Financial contributions and profit sharing may be structured as proportional ownership interests, fixed-payment schedules, or performance-based allocations tied to milestones or revenue. Agreements should specify initial capital contributions, future funding obligations, and mechanisms to handle shortfalls or additional investment needs. Clear accounting standards, audit rights, and distribution schedules support trust among partners. Provisions for reallocating ownership based on additional contributions or dilution clauses protect parties from unexpected changes and provide predictable economic outcomes.

Exit options commonly include buy-sell provisions, rights of first refusal, put and call mechanisms, and defined valuations or formulas for transfers. These terms allow partners to depart in an orderly fashion while providing continuity for the venture’s operations and customers. Agreements may also include termination triggers, winding-up procedures, and post-termination obligations such as noncompete or transition assistance. Well-defined exit paths reduce uncertainty and preserve relationships by setting expectations in advance.

A joint venture can be structured to allow future conversion into a merger or acquisition by including pre-agreed valuation methods, consent thresholds, and transitional governance provisions. Planning for potential exit or consolidation makes the venture more attractive to investors and buyers. Including flexible buyout terms and clear transferability rules enables partners to pursue strategic transactions while minimizing disputes. Early alignment on potential exit scenarios streamlines negotiations if a sale or merger becomes desirable later.

The timeline depends on complexity, the number of parties, and regulatory requirements.
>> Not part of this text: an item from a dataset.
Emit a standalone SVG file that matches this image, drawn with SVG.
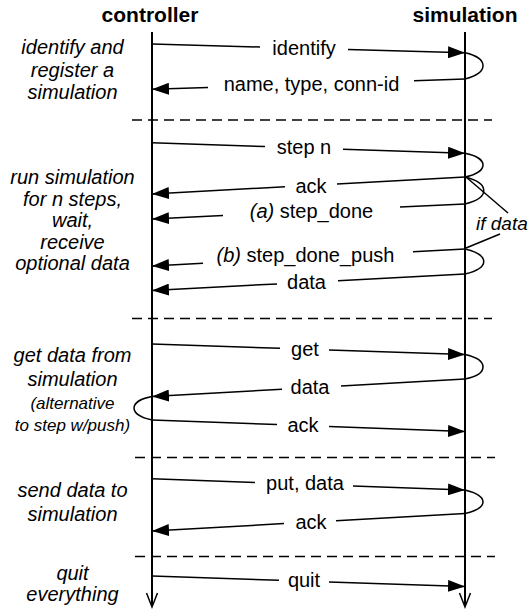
<svg xmlns="http://www.w3.org/2000/svg" width="529" height="610" viewBox="0 0 529 610">
  <style>
    .head { font-family: "Liberation Sans", Arial, sans-serif; font-weight: bold; font-size: 21px; fill: #000; text-anchor: middle; }
    .note { font-family: "Liberation Sans", Arial, sans-serif; font-style: italic; font-size: 20px; fill: #000; text-anchor: middle; }
    .small { font-size: 17px; }
    .msg { font-family: "Liberation Sans", Arial, sans-serif; font-size: 20px; fill: #000; text-anchor: middle; }
    .it { font-style: italic; }
    .life { stroke: #000; stroke-width: 2; fill: none; }
    .line { stroke: #000; stroke-width: 1.5; fill: none; }
    .arrow { stroke: #000; stroke-width: 1.5; fill: none; marker-end: url(#head); }
    .sep { stroke: #000; stroke-width: 1.5; stroke-dasharray: 10 6; fill: none; }
  </style>
  <defs>
    <marker id="head" markerUnits="userSpaceOnUse" viewBox="0 0 17 12" refX="17" refY="6" markerWidth="17" markerHeight="12" orient="auto">
      <path d="M0,0 L17,6 L0,12 z" fill="#000"/>
    </marker>
  </defs>

  <rect width="529" height="610" fill="#fff"/>

  <!-- lifelines -->
  <g id="controller">
    <text class="head" x="150" y="22">controller</text>
    <line class="life" x1="152" y1="32" x2="152" y2="606"/>
    <polyline class="line" points="146.5,593 152,607 157.5,593"/>
  </g>
  <g id="simulation">
    <text class="head" x="465" y="22">simulation</text>
    <line class="life" x1="465" y1="32" x2="465" y2="606"/>
    <polyline class="line" points="459.5,593 465,607 470.5,593"/>
  </g>

  <!-- phase separators -->
  <g id="separators">
    <line class="sep" x1="132" y1="120" x2="492" y2="120"/>
    <line class="sep" x1="132" y1="318.5" x2="492" y2="318.5"/>
    <line class="sep" x1="135" y1="457.5" x2="495" y2="457.5"/>
    <line class="sep" x1="135" y1="556.5" x2="495" y2="556.5"/>
  </g>

  <!-- phase descriptions -->
  <g id="phase-register">
    <text class="note" x="72.5" y="54">identify and</text>
    <text class="note" x="72.5" y="76.5">register a</text>
    <text class="note" x="72.5" y="99">simulation</text>
  </g>
  <g id="phase-step">
    <text class="note" x="72.5" y="184">run simulation</text>
    <text class="note" x="72.5" y="205.5">for n steps,</text>
    <text class="note" x="72.5" y="227">wait,</text>
    <text class="note" x="72.5" y="248.5">receive</text>
    <text class="note" x="72.5" y="270">optional data</text>
  </g>
  <g id="phase-get">
    <text class="note" x="72.5" y="362">get data from</text>
    <text class="note" x="72.5" y="386">simulation</text>
    <text class="note small" x="72.5" y="409">(alternative</text>
    <text class="note small" x="72.5" y="431">to step w/push)</text>
  </g>
  <g id="phase-put">
    <text class="note" x="72.5" y="497">send data to</text>
    <text class="note" x="72.5" y="521">simulation</text>
  </g>
  <g id="phase-quit">
    <text class="note" x="72.5" y="580">quit</text>
    <text class="note" x="72.5" y="601">everything</text>
  </g>

  <!-- messages -->
  <g id="connectors">
    <!-- identify -->
    <path class="line" d="M152,44 L260,47"/>
    <path class="arrow" d="M348,49.45 L465,52.7"/>
    <text class="msg" x="304" y="55">identify</text>
    <path class="line" d="M465,52.7 C489,58 489,73 465,79"/>
    <!-- name, type, conn-id -->
    <path class="line" d="M465,79 L414,80.7"/>
    <path class="arrow" d="M208,87.5 L152,89.3"/>
    <text class="msg" x="311.5" y="91">name, type, conn-id</text>

    <!-- step n -->
    <path class="line" d="M152,142.7 L265,146.5"/>
    <path class="arrow" d="M343,149.2 L465,153.3"/>
    <text class="msg" x="304" y="154">step n</text>
    <path class="line" d="M465,153.3 C489,158 489,172 465,177"/>
    <!-- ack -->
    <path class="line" d="M465,177 L337,183.95"/>
    <path class="arrow" d="M285,186.8 L152,194"/>
    <text class="msg" x="311" y="192.5">ack</text>
    <path class="line" d="M465,177 C490,183 490,198 465,204"/>
    <!-- (a) step_done -->
    <path class="line" d="M465,204 L400,207.1"/>
    <path class="arrow" d="M223,215.6 L152,219"/>
    <text class="msg" x="311.5" y="217.5"><tspan class="it">(a)</tspan> step_done</text>
    <!-- if data bracket -->
    <path class="line" d="M466,177 L508,213"/>
    <path class="line" d="M500,234 L466,248"/>
    <text class="note" x="476" y="230" style="text-anchor:start;font-size:19px">if data</text>
    <!-- (b) step_done_push -->
    <path class="line" d="M465,249 L413,251.8"/>
    <path class="arrow" d="M203,263.2 L152,266"/>
    <text class="msg" x="305.5" y="262"><tspan class="it">(b)</tspan> step_done_push</text>
    <path class="line" d="M465,249 C490,255 490,268 465,274"/>
    <!-- data -->
    <path class="line" d="M465,274 L338,280.7"/>
    <path class="arrow" d="M277,283.9 L152,290.5"/>
    <text class="msg" x="306.5" y="288.5">data</text>

    <!-- get -->
    <path class="line" d="M152,344 L280,348.3"/>
    <path class="arrow" d="M329,350 L465,354.6"/>
    <text class="msg" x="305" y="355.5">get</text>
    <path class="line" d="M465,354.6 C489,360 489,374 465,379"/>
    <!-- data -->
    <path class="line" d="M465,379 L341,385.9"/>
    <path class="arrow" d="M282,389.2 L152,396.5"/>
    <text class="msg" x="310" y="394">data</text>
    <path class="line" d="M152,396.5 C128,401 128,415 152,420"/>
    <!-- ack -->
    <path class="line" d="M152,420 L277,424.6"/>
    <path class="arrow" d="M329,426.6 L465,431.6"/>
    <text class="msg" x="303" y="432">ack</text>

    <!-- put, data -->
    <path class="line" d="M152,478.7 L255,482.4"/>
    <path class="arrow" d="M353,486 L465,490"/>
    <text class="msg" x="305" y="490">put, data</text>
    <path class="line" d="M465,490 C489,496 489,508 465,513.5"/>
    <!-- ack -->
    <path class="line" d="M465,513.5 L336,520.7"/>
    <path class="arrow" d="M284,523.6 L152,531"/>
    <text class="msg" x="311" y="528.5">ack</text>

    <!-- quit -->
    <path class="line" d="M152,576 L279,580.3"/>
    <path class="arrow" d="M329,581.9 L465,586.5"/>
    <text class="msg" x="304" y="587">quit</text>
  </g>
</svg>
Simple agreements for limited collaborations can be drafted and signed within a few weeks, while complex joint ventures involving entity formation, regulatory approvals, and extensive negotiations may take several months. Allowing time for due diligence, tax planning, and negotiation of key commercial terms yields more durable agreements. Starting with a clear term sheet and phased milestones can help parties move forward efficiently while addressing essential legal protections.